Перфильев попытался вступить с комендантом крепости в переговоры.
Полковник Симонов выслал для переговоров капитана Крылова.
Беседа происходила в просторной, опрятной избе Перфильева. Он жил с женой хорошо, угощал гостя по-богатому. Откупорил бутылку рому, привезенного из Питера. Икра, жареная рыба, яичница со свиным салом, вареные в масле пышки, соленый арбуз. Сначала выпили по стакану водки, а затем уже перешли на ром. Крепкий, склонный к полноте Крылов за время блокады отощал. Вчера пошел во щи последний кусок солонины. А с сего дня капитану пришлось перейти на хлеб, капусту, брюкву.
– Так-тося, ваше благородие, Андрей Прохорыч, – завел речь Перфильев.
– Вот я и толкую… Не пора ли вам образумиться да принести Петру Федорычу покорность?
– Брось-ка ты, Перфильев, злодействовать-то… Ведь разбойнику вы служите. Бога ты забыл, да и присягу на верность её императорскому величеству. Ведь ты от всемилостивой монархини, сюда, на Яик, с высочайшим повелением из Санкт-Петербурга послан.

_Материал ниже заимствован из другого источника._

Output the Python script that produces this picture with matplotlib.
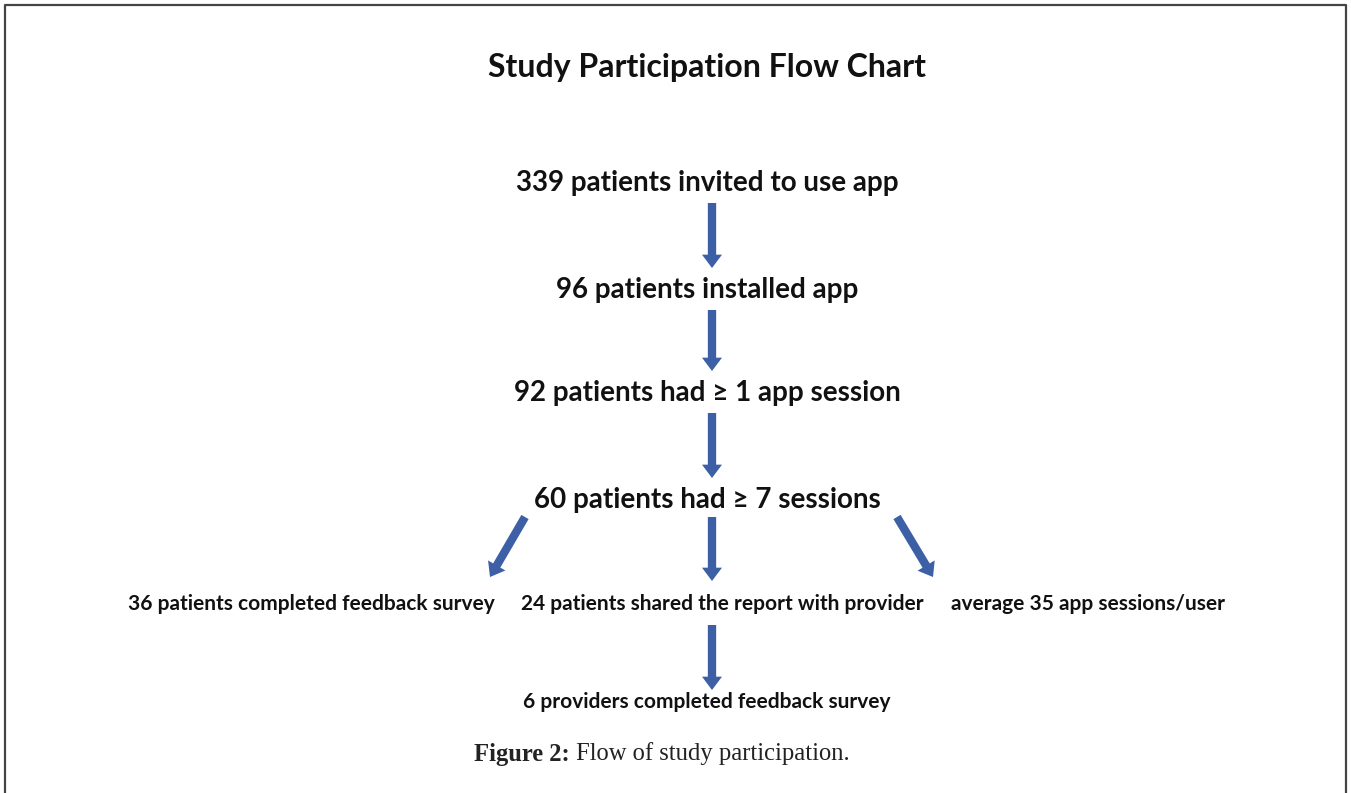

– Я знаю, с чем я послан от государыни, – с горячностью возразил Перфильев, – и меня увещевать и учить тебе, Андрей Прохорыч, не приходится. Мне в Питере граф Орлов сказал, что батюшка – не царь, а простой казак Пугачёв. Так это врачки!.. Уж поверь мне! Как приехал к нему да увидал – ну, подлинный государь!.. Так как же мог я неслыханное злодейство предпринять супротив законного царя, коему в оное время присягу творили и ты, и я, и Симонов полковник?